Esse cenário, avisam os analistas políticos, não pode ser totalmente afastado, tendo em conta o endurecimento das posições dos unionistas e dos seus rivais republicanos do Sinn Féin, sob a nova liderança de Michelle O’Neill. Na véspera da votação, as sondagens apontavam para um resultado muito idêntico ao de Maio de 2016, que a confirmar-se prolongará a crise política que levou à dissolução do governo e convocação de novas eleições – no momento crucial em que Londres se prepara para pôr em marcha o processo de separação do Reino Unido da União Europeia.

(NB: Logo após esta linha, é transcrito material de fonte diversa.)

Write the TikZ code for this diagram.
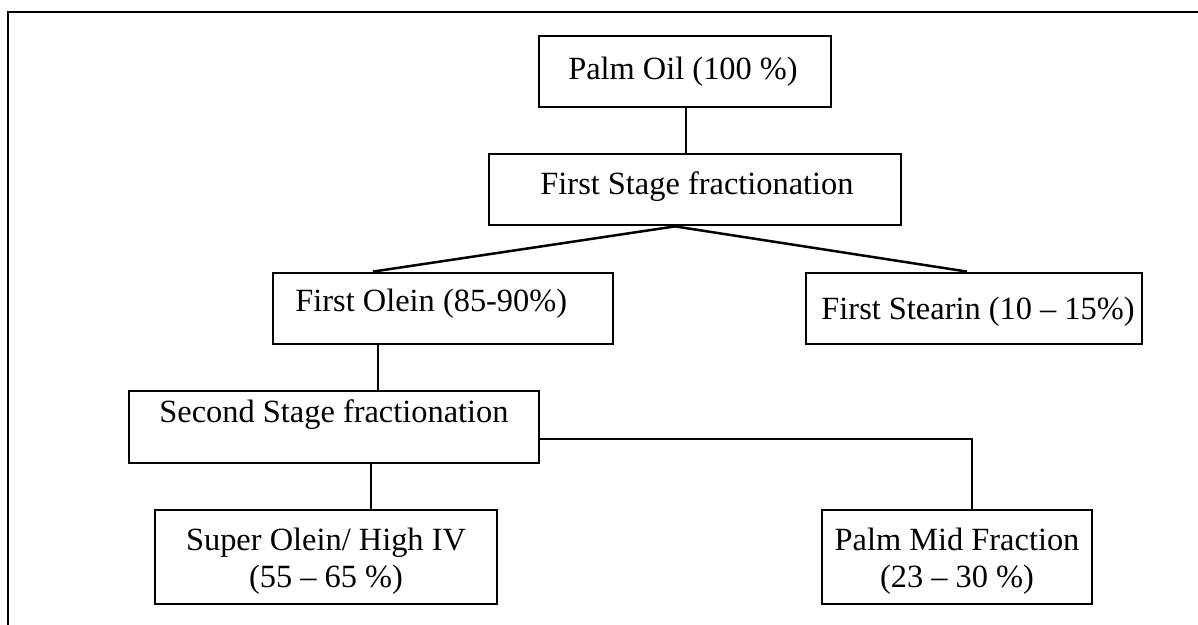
\documentclass[tikz,border=0pt]{standalone}
\usepackage{fontspec}
\setmainfont{Liberation Serif}
\usetikzlibrary{calc}
\begin{document}
\begin{tikzpicture}[x=0.5pt,y=-0.5pt,
  box/.style={draw, rectangle, line width=1.4pt, inner sep=0pt},
  txt/.style={font=\fontsize{16.2}{18.6}\selectfont, inner sep=0pt, anchor=base},
  conn/.style={line width=1.25pt},
  frame/.style={line width=1.4pt}]
\useasboundingbox (0,0) rectangle (1198,625);
% outer frame (top and left only)
\draw[frame] (8,625) -- (8,12) -- (1198,12);
% boxes
\node[box, minimum width=146pt, minimum height=35.5pt] (po)  at (685,71.5) {};
\node[box, minimum width=206pt, minimum height=35.5pt] (fs)  at (695,189.5) {};
\node[box, minimum width=170pt, minimum height=35.5pt] (fo)  at (443,308.5) {};
\node[box, minimum width=168pt, minimum height=35.5pt] (fst) at (974,308.5) {};
\node[box, minimum width=205pt, minimum height=36pt]   (ss)  at (334,427) {};
\node[box, minimum width=171pt, minimum height=47pt]   (so)  at (326,557) {};
\node[box, minimum width=135pt, minimum height=47pt]   (pm)  at (957,557) {};
% texts
\node[txt] (pot)  at (683,80)  {Palm Oil (100 \%)};
\node[txt] (fst1) at (697,195) {First Stage fractionation};
\node[txt, anchor=base west] (fot) at (295,312) {First Olein (85-90\%)};
\node[txt, anchor=base east] (fstt) at (1135,320) {First Stearin (10 – 15\%)};
\node[txt] (sst)  at (334,422) {Second Stage fractionation};
\node[txt] (so1)  at (326,550) {Super Olein/ High IV};
\node[txt] (so2)  at (326,587) {(55 – 65 \%)};
\node[txt] (pm1)  at (957,550) {Palm Mid Fraction};
\node[txt] (pm2)  at (957,587) {(23 – 30 \%)};
% connectors
\coordinate (a0) at ($(po.south)+(1,0)$);
\draw[conn] (a0) -- (a0 |- fs.north);
\coordinate (apex) at ($(fs.south)+(-20,0)$);
\coordinate (foin) at ($(fo.north)+(-70,0)$);
\coordinate (fstin) at ($(fst.north)+(-7,0)$);
\draw[conn] (foin) -- (apex) -- (fstin);
\coordinate (b0) at ($(fo.south)+(-65,0)$);
\draw[conn] (b0) -- (b0 |- ss.north);
\coordinate (c0) at ($(ss.south)+(37,0)$);
\draw[conn] (c0) -- (c0 |- so.north);
\coordinate (d0) at ($(ss.east)+(0,12)$);
\coordinate (d1) at ($(pm.north)+(15,0)$);
\draw[conn] (d0) -- (d0 -| d1) -- (d1);
\end{tikzpicture}
\end{document}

A Irlanda do Norte votou 56% contra o “Brexit”, que foi defendido pelos unionistas. Esse desfecho acelerou a crise política, mas não é a razão para as eleições: a instabilidade vigora desde o início de Janeiro, após a demissão do vice-primeiro-ministro (e na altura, líder do Sinn Féin), Martin McGuiness, na sequência de um escândalo financeiro e de corrupção à volta do programa de subsídios públicos às energias renováveis. O caso pôs em causa a imagem de competência de Arlene Foster, a mentora do programa, e também a sua manutenção à frente do partido unionista, mesmo no caso de uma nova vitória eleitoral.

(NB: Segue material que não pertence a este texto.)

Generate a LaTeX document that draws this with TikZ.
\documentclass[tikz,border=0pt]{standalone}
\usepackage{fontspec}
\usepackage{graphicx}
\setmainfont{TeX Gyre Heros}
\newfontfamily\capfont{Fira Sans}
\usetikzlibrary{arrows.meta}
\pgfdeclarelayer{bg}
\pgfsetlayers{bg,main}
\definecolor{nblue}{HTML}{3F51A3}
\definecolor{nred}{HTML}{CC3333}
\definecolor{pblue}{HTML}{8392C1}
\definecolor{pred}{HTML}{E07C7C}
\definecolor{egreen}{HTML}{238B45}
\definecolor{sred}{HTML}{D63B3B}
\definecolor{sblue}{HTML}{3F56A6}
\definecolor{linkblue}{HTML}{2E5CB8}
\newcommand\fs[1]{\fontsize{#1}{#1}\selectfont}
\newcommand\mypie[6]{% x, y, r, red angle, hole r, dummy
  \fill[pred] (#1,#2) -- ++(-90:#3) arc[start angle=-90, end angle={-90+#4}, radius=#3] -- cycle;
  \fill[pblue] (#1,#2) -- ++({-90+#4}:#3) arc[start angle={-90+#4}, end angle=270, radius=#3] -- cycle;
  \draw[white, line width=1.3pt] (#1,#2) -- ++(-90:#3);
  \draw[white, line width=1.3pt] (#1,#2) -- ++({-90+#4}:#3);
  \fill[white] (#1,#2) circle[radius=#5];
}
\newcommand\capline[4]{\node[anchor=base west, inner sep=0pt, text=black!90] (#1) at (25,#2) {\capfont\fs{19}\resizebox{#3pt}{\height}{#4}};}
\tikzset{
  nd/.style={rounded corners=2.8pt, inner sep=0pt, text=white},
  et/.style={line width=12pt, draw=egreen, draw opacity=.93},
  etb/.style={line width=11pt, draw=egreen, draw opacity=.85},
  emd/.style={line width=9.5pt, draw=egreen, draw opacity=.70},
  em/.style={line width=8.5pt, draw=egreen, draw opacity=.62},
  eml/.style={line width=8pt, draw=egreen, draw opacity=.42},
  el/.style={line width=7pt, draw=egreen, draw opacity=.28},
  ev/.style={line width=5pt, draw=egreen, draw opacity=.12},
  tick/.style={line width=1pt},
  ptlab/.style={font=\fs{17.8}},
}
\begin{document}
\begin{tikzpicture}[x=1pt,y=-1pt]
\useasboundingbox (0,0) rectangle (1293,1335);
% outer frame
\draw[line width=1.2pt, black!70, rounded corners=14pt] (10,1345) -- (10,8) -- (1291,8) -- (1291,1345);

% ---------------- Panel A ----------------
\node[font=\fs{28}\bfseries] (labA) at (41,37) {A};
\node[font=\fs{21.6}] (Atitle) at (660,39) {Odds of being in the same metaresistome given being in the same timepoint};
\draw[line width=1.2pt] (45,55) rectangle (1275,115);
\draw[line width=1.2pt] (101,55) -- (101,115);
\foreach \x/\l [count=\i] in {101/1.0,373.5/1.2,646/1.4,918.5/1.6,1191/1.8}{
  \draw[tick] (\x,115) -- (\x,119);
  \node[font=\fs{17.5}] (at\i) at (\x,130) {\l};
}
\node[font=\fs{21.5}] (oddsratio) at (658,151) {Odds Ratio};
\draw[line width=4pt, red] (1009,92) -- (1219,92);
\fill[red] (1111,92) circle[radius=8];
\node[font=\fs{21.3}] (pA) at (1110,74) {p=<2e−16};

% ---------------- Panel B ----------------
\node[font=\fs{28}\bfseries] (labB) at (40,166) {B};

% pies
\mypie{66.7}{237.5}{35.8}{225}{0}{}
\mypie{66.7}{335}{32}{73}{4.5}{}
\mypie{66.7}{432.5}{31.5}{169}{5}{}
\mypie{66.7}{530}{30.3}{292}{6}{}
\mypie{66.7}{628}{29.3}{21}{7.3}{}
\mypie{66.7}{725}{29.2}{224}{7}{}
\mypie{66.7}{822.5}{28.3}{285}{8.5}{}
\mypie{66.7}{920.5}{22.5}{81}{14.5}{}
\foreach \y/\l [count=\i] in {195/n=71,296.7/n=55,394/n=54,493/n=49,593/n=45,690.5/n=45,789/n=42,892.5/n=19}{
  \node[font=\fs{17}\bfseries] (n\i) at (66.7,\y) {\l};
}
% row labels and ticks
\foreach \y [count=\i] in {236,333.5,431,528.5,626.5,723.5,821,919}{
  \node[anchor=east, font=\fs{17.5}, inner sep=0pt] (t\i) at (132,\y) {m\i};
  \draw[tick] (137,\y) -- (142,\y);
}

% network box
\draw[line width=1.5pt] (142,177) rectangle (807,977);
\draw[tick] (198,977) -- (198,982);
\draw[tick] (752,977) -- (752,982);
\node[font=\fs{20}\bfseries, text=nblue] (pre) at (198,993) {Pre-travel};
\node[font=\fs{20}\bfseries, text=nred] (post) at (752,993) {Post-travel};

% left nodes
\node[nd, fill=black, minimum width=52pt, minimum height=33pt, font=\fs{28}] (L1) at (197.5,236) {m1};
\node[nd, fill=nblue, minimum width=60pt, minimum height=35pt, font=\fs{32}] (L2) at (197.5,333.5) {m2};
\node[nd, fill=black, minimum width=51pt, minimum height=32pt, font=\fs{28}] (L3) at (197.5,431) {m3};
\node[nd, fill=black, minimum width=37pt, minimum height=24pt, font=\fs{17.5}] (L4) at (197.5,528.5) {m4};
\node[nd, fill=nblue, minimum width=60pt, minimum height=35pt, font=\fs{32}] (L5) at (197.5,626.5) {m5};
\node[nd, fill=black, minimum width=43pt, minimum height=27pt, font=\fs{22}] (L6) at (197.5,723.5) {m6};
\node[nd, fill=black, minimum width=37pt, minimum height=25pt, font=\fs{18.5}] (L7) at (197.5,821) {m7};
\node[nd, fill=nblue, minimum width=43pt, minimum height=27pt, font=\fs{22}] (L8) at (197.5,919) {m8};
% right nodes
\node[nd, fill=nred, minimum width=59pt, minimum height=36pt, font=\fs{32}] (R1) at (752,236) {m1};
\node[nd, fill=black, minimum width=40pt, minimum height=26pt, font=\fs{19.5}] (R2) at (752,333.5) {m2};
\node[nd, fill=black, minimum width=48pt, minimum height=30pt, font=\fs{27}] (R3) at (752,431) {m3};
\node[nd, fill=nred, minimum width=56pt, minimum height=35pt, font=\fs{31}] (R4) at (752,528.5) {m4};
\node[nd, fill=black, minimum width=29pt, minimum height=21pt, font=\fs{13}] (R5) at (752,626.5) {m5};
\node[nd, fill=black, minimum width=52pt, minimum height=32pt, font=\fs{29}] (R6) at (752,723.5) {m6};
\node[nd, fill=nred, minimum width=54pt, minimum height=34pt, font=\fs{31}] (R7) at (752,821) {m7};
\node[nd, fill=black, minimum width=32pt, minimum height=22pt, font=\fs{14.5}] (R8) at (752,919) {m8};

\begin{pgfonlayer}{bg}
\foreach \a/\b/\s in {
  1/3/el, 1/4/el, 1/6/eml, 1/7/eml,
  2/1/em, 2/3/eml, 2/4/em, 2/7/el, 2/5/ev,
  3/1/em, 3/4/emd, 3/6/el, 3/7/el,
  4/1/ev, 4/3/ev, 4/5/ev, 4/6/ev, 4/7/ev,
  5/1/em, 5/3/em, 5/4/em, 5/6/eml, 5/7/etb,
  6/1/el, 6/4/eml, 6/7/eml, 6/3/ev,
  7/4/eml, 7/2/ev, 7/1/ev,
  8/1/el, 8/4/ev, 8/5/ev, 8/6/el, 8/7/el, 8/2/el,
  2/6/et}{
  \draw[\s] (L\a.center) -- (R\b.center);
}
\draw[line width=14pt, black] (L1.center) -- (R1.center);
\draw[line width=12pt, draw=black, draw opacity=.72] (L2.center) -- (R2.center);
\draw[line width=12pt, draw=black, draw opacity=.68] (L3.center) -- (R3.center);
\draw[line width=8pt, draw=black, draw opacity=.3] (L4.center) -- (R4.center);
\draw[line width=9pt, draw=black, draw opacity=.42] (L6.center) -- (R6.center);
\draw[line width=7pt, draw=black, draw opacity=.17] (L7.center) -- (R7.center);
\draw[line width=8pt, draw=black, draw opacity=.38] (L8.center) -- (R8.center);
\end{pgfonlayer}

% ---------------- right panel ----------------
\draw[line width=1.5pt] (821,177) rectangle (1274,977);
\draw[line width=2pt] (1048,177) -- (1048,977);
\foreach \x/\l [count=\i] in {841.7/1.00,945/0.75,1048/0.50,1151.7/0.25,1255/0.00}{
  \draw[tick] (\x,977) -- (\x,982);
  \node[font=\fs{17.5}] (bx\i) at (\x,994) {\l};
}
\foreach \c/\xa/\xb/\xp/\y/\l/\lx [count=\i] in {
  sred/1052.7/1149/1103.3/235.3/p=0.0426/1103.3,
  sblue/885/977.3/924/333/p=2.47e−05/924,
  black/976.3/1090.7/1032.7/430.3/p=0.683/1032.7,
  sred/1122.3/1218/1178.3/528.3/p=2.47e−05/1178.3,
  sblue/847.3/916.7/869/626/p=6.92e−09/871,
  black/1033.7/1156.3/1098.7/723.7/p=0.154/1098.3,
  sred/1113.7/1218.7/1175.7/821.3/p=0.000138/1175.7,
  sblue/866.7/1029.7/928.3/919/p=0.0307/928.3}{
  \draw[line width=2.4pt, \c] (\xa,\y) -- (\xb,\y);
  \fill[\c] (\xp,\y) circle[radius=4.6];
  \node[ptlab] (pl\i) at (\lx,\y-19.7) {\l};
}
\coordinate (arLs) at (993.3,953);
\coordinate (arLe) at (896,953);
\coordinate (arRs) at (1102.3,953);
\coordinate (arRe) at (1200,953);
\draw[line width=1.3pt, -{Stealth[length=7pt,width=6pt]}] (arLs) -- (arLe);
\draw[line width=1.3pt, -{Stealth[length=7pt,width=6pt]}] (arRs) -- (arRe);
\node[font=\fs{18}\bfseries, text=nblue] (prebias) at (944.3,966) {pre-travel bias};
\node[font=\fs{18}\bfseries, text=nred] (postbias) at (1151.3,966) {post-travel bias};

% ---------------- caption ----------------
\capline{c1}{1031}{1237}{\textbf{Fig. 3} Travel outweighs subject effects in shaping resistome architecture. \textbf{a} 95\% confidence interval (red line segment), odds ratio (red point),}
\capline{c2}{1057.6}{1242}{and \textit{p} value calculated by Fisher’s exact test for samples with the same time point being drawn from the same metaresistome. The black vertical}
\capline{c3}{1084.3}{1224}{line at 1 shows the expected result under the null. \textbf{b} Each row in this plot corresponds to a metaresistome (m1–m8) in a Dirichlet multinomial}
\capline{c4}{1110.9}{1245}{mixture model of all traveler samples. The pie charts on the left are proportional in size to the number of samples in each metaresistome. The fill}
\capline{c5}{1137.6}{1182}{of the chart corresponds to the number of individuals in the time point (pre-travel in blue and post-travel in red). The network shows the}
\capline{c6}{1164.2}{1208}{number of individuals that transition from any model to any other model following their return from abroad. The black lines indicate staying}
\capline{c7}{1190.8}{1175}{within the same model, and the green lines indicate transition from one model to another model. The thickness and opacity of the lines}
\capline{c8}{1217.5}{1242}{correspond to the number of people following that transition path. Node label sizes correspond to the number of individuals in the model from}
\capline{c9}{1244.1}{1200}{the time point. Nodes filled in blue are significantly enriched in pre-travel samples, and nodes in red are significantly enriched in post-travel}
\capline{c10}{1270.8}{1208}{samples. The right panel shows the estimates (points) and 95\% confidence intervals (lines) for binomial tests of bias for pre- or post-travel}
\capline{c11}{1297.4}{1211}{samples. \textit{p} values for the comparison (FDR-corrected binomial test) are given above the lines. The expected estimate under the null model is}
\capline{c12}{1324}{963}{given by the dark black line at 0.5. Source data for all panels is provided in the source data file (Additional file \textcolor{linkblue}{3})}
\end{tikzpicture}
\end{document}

Com o equilíbrio de forças entre as duas grandes facções políticas da Irlanda do Norte a manter-se inalterado, a única solução é o estabelecimento de um novo acordo de partilha do poder, que o Sinn Féin recusa assinar sem a saída da primeira-ministra, que recusou demitir-se do cargo após o escândalo. A postura de Michelle O’Neill é de que não pode haver eleições para ficar tudo como estava. “É impensável regressar ao statu quo. Precisamos de uma mudança drástica no DUP”, exigiu.

Arlene Foster tem-se agarrado a essa exigência para atacar os seus adversários. “O Sinn Féin devia ser claro e explicar o que a sua intransigência implica, e que é que venha um administrador de Londres decidir qual vai ser o desenvolvimento económico ou o serviço público de saúde da Irlanda do Norte”, censurou a líder unionista, que na recta final da campanha agitou o espectro do domínio de Westminster (a habitual bandeira eleitoral do DUP contra o Sinn Féin é a perspectiva do regresso da violência da luta pela unificação da Irlanda).

O Sinn Féin espera capitalizar o descontentamento do eleitorado com as medidas de austeridade e a sua fúria pelos custos do esquema de corrupção com as energias renováveis para reverter a tendência de quebra do sentimento nacionalista e crescer no parlamento de Stormont. O partido beneficia, ainda, do facto de ter defendido a permanência na EU na referendo de Maio de 2016: o sentimento anti-"Brexit" está em alta, e os norte-irlandeses podem preferir um governo mais duro para conduzir as negociações com Londres.

Segundo a imprensa britânica, o resultado depende de qual sentimento dominar os eleitores da Irlanda do Norte: a raiva ou a apatia.